Il n’y a guère de possibilité de dévier de cette solution.
J’aimerais tant changer de support, peut-être du translucide où la lumière décomposée en raies qui la traverserait serait finalement plus importante que celle de la couleur réinventée constamment par l’illusion du regard de celui qui appréhende l’œuvre.
Il faut s’évader du cadre, déchirer ce carcan, et non pas construire d’autres cadres dans l’espace du cadre principal car, là, finalement cela reviendrait au même.
On peut estimer qu’en restant à plat, et sans chercher l’illusion de l’épaisseur, en rompant la monotonie de l’angle droit pour une ligne brisée ou une courbe, le contour l’emporterait sur ce qu’il enferme.
Alors à quoi bon essayer de dévier de ce contexte bien établi qui ne serait que vouloir faire illusion d’innover. Mais dans cette aventure trompeuse, on oublie où se situe l’âme de celui qui a effectué l’œuvre au détriment de considérations finalement dépassées.
Il y a là de quoi rester perplexe. Faut-il continuer à répéter, à refaire comme si de rien n’était ? A essayer d’inventer le nouveau, sans y parvenir de façon flagrante, on laisse de côté les sentiments. Mais les sentiments, finalement sont-ils importants ? Pour soi, certes.

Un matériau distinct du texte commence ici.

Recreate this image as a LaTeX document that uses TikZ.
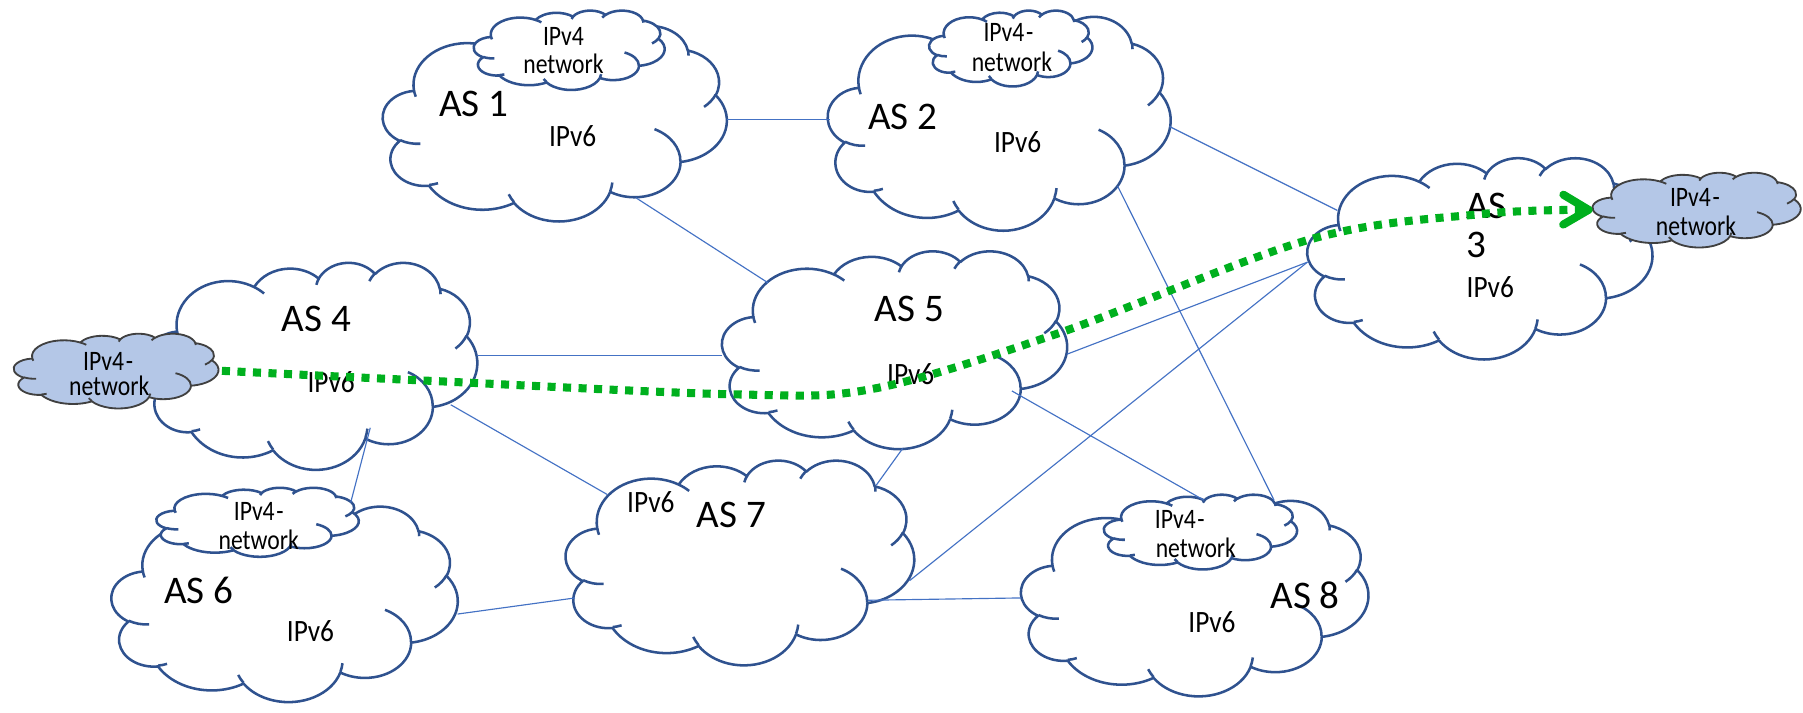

Mais pour les autres, sont ils les mêmes ?
3 Passer au delà des terminaisons habituelles des jeux de couleurs,la réalité semble incertaine tant elle est différente d’un regard à l’autre, autant de la part de celui qui se dit artiste que de celui qui regarde
et imagine ce qu’il aurait ajouté ou soustrait.
1 En suivant la trace du trait sur le grain du support, se situe la cassure des éléments imaginaires, peu maîtrisés qui échappent à tout repère subjectif du hasard.
On peut contourner cette brisure en y renonçant, c'est-à-dire en faisant en sorte que le grain n’apparaissent plus simultanément au coté de la couleur du trait qui attire trop la luminosité de la mémoire.
On peut s’y projeter sans crainte de ne pas voir ce qu’il y a à coté. Là, est tout le problème complexe de l’imagination. Son importance y est limité et sans grand silence de vibration.